> Given task
Every line from the top of the records through the line containing "edgecolor='#1a1a1a', linewidth=1.2, zorder=2)" should be retyped exactly; the pictures should not.

>> Start Given information

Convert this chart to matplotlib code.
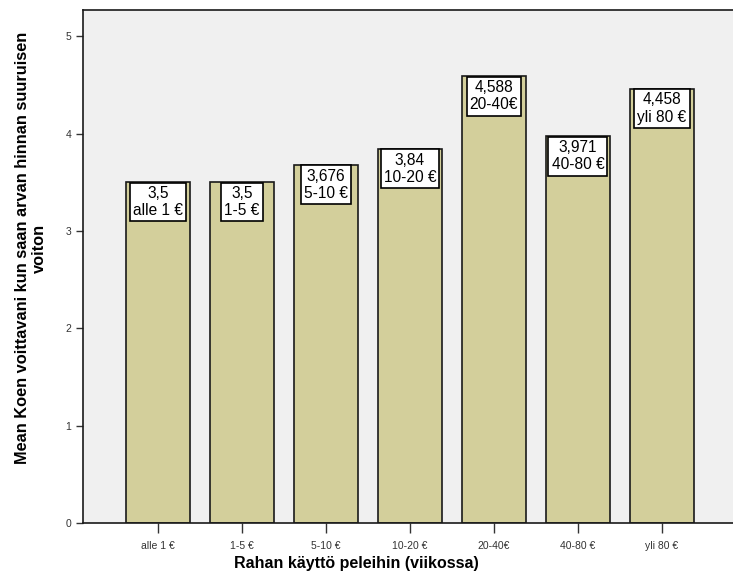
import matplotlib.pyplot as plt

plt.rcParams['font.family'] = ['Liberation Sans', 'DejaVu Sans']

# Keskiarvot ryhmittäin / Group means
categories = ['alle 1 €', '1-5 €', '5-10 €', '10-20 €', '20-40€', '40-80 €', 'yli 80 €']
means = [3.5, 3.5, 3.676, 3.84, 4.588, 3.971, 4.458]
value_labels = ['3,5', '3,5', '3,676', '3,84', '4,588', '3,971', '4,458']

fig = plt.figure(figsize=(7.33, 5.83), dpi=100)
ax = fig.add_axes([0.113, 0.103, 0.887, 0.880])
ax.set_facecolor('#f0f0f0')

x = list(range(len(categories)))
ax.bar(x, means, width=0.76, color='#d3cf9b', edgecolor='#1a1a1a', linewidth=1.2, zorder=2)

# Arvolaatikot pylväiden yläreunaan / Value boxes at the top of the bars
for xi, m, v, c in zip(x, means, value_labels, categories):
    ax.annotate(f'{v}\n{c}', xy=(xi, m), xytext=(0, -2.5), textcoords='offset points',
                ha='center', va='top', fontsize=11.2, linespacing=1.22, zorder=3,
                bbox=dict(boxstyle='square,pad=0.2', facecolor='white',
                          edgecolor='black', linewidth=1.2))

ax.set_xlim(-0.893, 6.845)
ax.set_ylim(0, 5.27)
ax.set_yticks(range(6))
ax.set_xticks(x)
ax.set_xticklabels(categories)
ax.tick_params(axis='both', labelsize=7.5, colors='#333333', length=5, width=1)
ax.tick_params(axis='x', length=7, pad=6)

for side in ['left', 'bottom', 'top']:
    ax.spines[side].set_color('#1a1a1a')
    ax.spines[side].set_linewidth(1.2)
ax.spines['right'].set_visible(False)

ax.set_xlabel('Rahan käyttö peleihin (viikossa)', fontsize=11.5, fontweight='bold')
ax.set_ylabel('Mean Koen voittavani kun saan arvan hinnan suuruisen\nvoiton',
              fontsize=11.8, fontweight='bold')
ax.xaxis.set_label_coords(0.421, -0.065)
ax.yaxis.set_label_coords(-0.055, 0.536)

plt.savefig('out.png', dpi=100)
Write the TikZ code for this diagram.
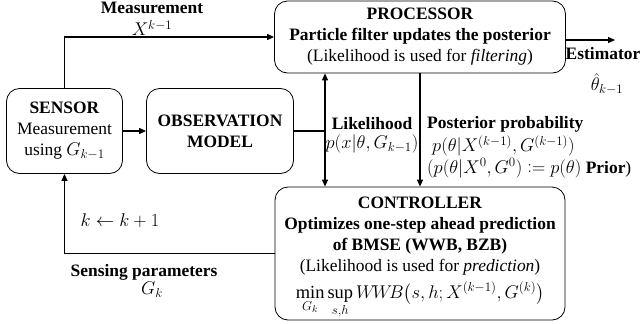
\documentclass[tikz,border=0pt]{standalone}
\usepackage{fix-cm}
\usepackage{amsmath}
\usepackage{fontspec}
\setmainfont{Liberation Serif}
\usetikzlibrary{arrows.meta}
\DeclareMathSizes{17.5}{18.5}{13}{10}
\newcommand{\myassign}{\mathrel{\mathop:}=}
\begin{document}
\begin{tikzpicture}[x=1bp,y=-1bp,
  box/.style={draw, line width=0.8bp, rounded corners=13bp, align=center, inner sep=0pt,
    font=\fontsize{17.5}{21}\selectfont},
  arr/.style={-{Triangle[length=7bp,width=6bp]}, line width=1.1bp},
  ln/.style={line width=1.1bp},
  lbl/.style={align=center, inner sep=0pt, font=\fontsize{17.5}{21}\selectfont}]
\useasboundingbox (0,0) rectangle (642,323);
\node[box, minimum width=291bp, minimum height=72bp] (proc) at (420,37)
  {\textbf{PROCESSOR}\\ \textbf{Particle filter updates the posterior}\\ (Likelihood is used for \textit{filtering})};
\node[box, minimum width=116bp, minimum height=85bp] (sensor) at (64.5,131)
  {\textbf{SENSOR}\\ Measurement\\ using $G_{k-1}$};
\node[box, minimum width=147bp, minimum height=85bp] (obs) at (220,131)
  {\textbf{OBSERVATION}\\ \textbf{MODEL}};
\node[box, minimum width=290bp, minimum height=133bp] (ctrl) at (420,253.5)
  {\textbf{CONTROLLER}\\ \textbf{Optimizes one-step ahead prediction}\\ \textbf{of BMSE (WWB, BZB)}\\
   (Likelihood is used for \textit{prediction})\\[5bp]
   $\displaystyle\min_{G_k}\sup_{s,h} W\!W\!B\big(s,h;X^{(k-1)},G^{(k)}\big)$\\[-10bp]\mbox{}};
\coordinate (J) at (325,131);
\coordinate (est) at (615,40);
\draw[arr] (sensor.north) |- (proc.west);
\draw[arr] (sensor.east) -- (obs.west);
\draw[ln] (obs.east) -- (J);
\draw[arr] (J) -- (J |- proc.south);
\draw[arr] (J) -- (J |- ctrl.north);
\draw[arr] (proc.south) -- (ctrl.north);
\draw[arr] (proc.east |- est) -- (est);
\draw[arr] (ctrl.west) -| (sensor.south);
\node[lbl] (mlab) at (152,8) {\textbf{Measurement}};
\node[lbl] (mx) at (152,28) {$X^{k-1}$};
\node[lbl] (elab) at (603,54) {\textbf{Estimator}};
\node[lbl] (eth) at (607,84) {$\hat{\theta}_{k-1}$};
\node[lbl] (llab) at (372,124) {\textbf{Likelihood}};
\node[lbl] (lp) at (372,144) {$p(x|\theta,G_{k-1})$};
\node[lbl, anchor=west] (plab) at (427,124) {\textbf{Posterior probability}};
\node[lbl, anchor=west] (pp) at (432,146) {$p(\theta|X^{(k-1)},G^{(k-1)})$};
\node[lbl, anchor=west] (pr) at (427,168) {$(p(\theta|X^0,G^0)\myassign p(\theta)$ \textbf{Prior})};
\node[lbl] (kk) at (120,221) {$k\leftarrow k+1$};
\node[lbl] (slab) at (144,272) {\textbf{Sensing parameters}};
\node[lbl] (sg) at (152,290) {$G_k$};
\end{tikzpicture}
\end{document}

>> End Given information

> Task solution
Convert this chart to matplotlib code.
import matplotlib.pyplot as plt

plt.rcParams['font.family'] = ['Liberation Sans', 'DejaVu Sans']

# Keskiarvot ryhmittäin / Group means
categories = ['alle 1 €', '1-5 €', '5-10 €', '10-20 €', '20-40€', '40-80 €', 'yli 80 €']
means = [3.5, 3.5, 3.676, 3.84, 4.588, 3.971, 4.458]
value_labels = ['3,5', '3,5', '3,676', '3,84', '4,588', '3,971', '4,458']

fig = plt.figure(figsize=(7.33, 5.83), dpi=100)
ax = fig.add_axes([0.113, 0.103, 0.887, 0.880])
ax.set_facecolor('#f0f0f0')

x = list(range(len(categories)))
ax.bar(x, means, width=0.76, color='#d3cf9b', edgecolor='#1a1a1a', linewidth=1.2, zorder=2)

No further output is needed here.